ARAEP partners learned that offering services at multiple locations not only increases accessibility for clients, it also offers opportunities for staff to work closely together. Almost uniformly, staff members report a high degree of cooperation across agencies. This is not accidental. ARAEP directors meet monthly as a “core group.” This core group reviews resources, looks for ways to reduce duplication and increase services, shares information about upcoming grant opportunities, and plans training for staff. ARAEP also supports committees that tackle specific ongoing issues, such as professional development, quality reviews for the Job Centers, and marketing.

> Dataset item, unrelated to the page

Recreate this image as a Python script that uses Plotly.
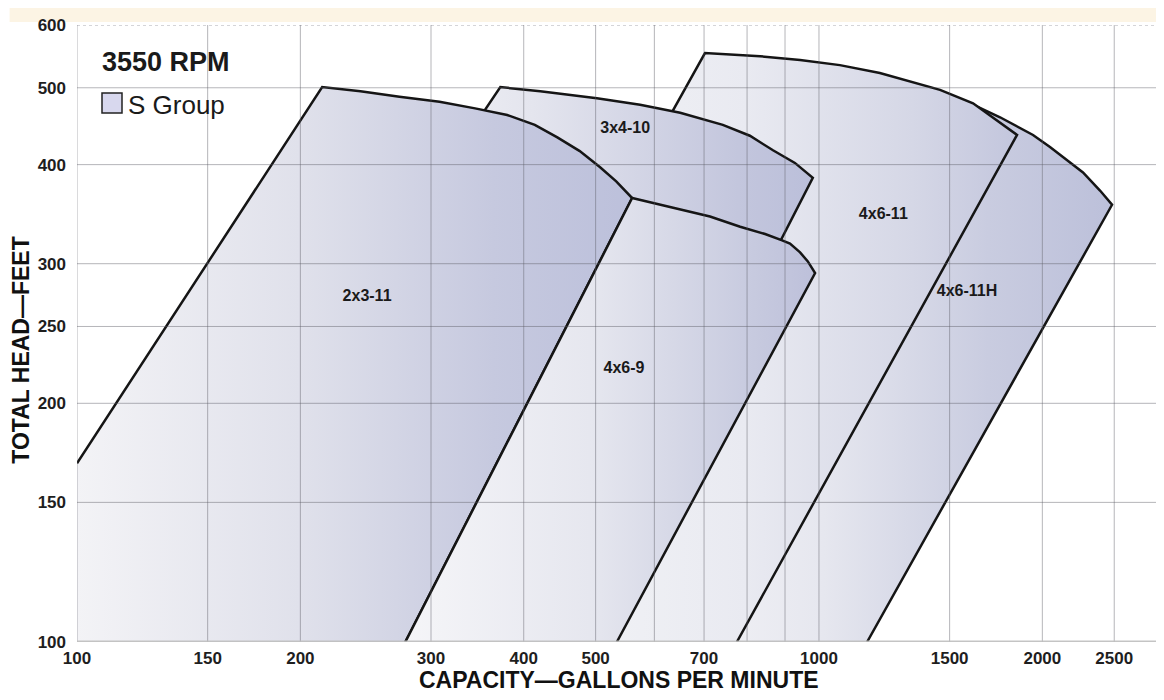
import math
import plotly.graph_objects as go

# 3550 RPM, S group coverage chart: capacity (gpm) vs total head (ft)
x_ticks = [100, 150, 200, 300, 400, 500, 700, 1000, 1500, 2000, 2500]
x_grid = [100, 150, 200, 300, 400, 500, 600, 700, 800, 900, 1000, 1500, 2000, 2500]
y_ticks = [100, 150, 200, 250, 300, 400, 500, 600]

# pump regions, listed back to front (vertices in gpm / ft)
h411_q = [691, 1208, 1456, 1613, 1754, 1943, 2048, 2159, 2269, 2392, 2483, 1161]
h411_h = [100, 511, 492, 476, 459, 436, 421, 405, 391, 371, 356, 100]

g411_q = [507, 507, 620, 702, 833, 943, 1067, 1208, 1456, 1613, 1849, 775]
g411_h = [100, 312, 449, 553, 548, 542, 534, 522, 497, 478, 436, 100]

g3410_q = [308, 313, 372, 421, 502, 574, 650, 742, 807, 867, 928, 981, 783]
g3410_h = [255, 394, 501, 495, 485, 476, 465, 449, 435, 417, 402, 385, 255]

g2311_q = [100, 214, 241, 272, 308, 344, 380, 414, 444, 476, 507, 533, 560, 277, 100]
g2311_h = [168, 501, 495, 487, 480, 471, 462, 449, 433, 416, 397, 381, 363, 100, 100]

g469_q = [277, 560, 636, 713, 783, 846, 892, 914, 943, 966, 988, 534]
g469_h = [100, 363, 353, 344, 334, 327, 321, 318, 310, 302, 292, 100]

label_q = [246, 548, 546, 1221, 1583]
label_h = [272, 444, 221, 346, 276]
label_txt = ["2x3-11", "3x4-10", "4x6-9", "4x6-11", "4x6-11H"]

FONT = "Liberation Sans, Arial, sans-serif"
EDGE = "#151515"


def region(q, h, scale, line=True):
    return go.Scatter(
        x=q, y=h, mode="lines", fill="toself",
        fillgradient=dict(type="horizontal", colorscale=scale),
        line=dict(color=EDGE, width=2.5 if line else 0),
        hoverinfo="skip", showlegend=False,
    )


fig = go.Figure()

fig.add_trace(region(h411_q, h411_h,
                     [[0, "#f1f1f5"], [0.3, "#e6e7ef"], [0.7, "#c9cce0"], [1, "#bcc0da"]]))
fig.add_trace(region(g411_q, g411_h,
                     [[0, "#f0f1f5"], [0.35, "#e9eaf1"], [0.75, "#d5d7e6"], [1, "#c3c6dd"]]))
fig.add_trace(region(g3410_q, g3410_h,
                     [[0, "#eeeff4"], [0.25, "#e4e5ee"], [0.8, "#c3c6dd"], [1, "#bbbfda"]]))

# 2x3-11: fill reaches the axes, outline only on its own edges
fig.add_trace(region(g2311_q, g2311_h,
                     [[0, "#f3f3f6"], [0.4, "#e0e1eb"], [0.75, "#c6c9df"], [1, "#bcc0db"]],
                     line=False))
fig.add_trace(go.Scatter(x=g2311_q[:-1], y=g2311_h[:-1], mode="lines",
                         line=dict(color=EDGE, width=2.5),
                         hoverinfo="skip", showlegend=False))

fig.add_trace(region(g469_q, g469_h,
                     [[0, "#f5f5f8"], [0.45, "#e6e7ef"], [0.85, "#c7cadf"], [1, "#bdc0da"]]))

fig.add_trace(go.Scatter(
    x=label_q, y=label_h, mode="text", text=label_txt,
    textfont=dict(family=FONT, size=16, color="#1a1a1a", weight="bold"),
    hoverinfo="skip", showlegend=False,
))

shapes = []
for v in x_grid:
    shapes.append(dict(type="line", xref="x", yref="paper", x0=v, x1=v, y0=0, y1=1,
                       layer="above", line=dict(color="rgba(90,90,100,0.45)", width=1)))
for v in y_ticks:
    if v == 100:
        ln = dict(color="rgba(190,190,190,0.9)", width=3)
    elif v == 600:
        ln = dict(color="rgba(90,90,100,0.5)", width=1, dash="dot")
    else:
        ln = dict(color="rgba(90,90,100,0.45)", width=1)
    shapes.append(dict(type="line", xref="paper", yref="y", x0=0, x1=1, y0=v, y1=v,
                       layer="above", line=ln))

# cream strip above the chart and the legend swatch
shapes.append(dict(type="rect", xref="paper", yref="paper", x0=-0.062, x1=1,
                   y0=1.005, y1=1.028, fillcolor="#fcf4e4", line=dict(width=0),
                   layer="below"))
shapes.append(dict(type="rect", xref="paper", yref="paper", x0=0.023, x1=0.0414,
                   y0=0.8574, y1=0.8898, fillcolor="#d8d8ee",
                   line=dict(color="#222", width=1.5), layer="above"))

annotations = [
    dict(text="<b>3550 RPM</b>", xref="paper", yref="paper", x=0.021, y=0.940,
         xanchor="left", yanchor="middle", showarrow=False,
         font=dict(family=FONT, size=27, color="#1a1a1a")),
    dict(text="S Group", xref="paper", yref="paper", x=0.0455, y=0.871,
         xanchor="left", yanchor="middle", showarrow=False,
         font=dict(family=FONT, size=26, color="#1a1a1a")),
    dict(text="<b>CAPACITY\u2014GALLONS PER MINUTE</b>", xref="paper", yref="paper",
         x=0.4986, y=-0.0616, xanchor="center", yanchor="middle", showarrow=False,
         font=dict(family=FONT, size=23, color="#111")),
    dict(text="<b>TOTAL HEAD\u2014FEET</b>", xref="paper", yref="paper",
         x=-0.051, y=0.473, xanchor="center", yanchor="middle", showarrow=False,
         textangle=-90, font=dict(family=FONT, size=23, color="#111")),
]

# the page body adds an 8px offset, so margins are trimmed to match
fig.update_layout(
    width=1164, height=700,
    margin=dict(l=69, r=8, t=17, b=66),
    plot_bgcolor="white", paper_bgcolor="white",
    shapes=shapes, annotations=annotations,
    showlegend=False,
)
fig.update_xaxes(
    type="log", range=[2, 3.465],
    tickvals=x_ticks, ticktext=[str(v) for v in x_ticks],
    showgrid=False, zeroline=False, showline=False, ticks="",
    ticklabelstandoff=4,
    tickfont=dict(family=FONT, size=17, color="#1e1e1e", weight="bold"),
)
fig.update_yaxes(
    type="log", range=[2, math.log10(600)],
    tickvals=y_ticks, ticktext=[str(v) for v in y_ticks],
    showgrid=False, zeroline=False, showline=False, ticks="",
    ticklabelstandoff=10,
    tickfont=dict(family=FONT, size=17, color="#1e1e1e", weight="bold"),
)

fig.write_html("out.html")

Individual partners also foster collaboration. For example, HRC hired a staff member whose specific responsibilities include promoting collaboration among all of the agencies at the Wasilla Job Center. ARAEP partners share staff training as well, enabling staff to learn more about other agencies, build a common language, and cultivate shared values. HRC has developed a letter of consent for clients to aid in the sharing of information among the partners. Partners actively work to align services so that the adult education system is integrated and easier for clients to manage.
THE WASILLA JOB CENTER
Among their sites in the Mat-Su area, HRC staff operate a busy Job Center in Wasilla. Housed in a small converted shopping mall, the agencies are close together, and the staff members know each other. Inside, stuffed game animals (on loan from a museum) overlook banks of computers, walls of posters and announcements, and small classrooms. After intake, a staff person takes new clients to meet whomever they need to see – someone from the division of public assistance or Alaska Works, for example. Classes and workshops are targeted to the needs of the local clients. EL instructor Galina, herself an immigrant from Russia, coaches a student from Ghana. Other clients work independently on computers.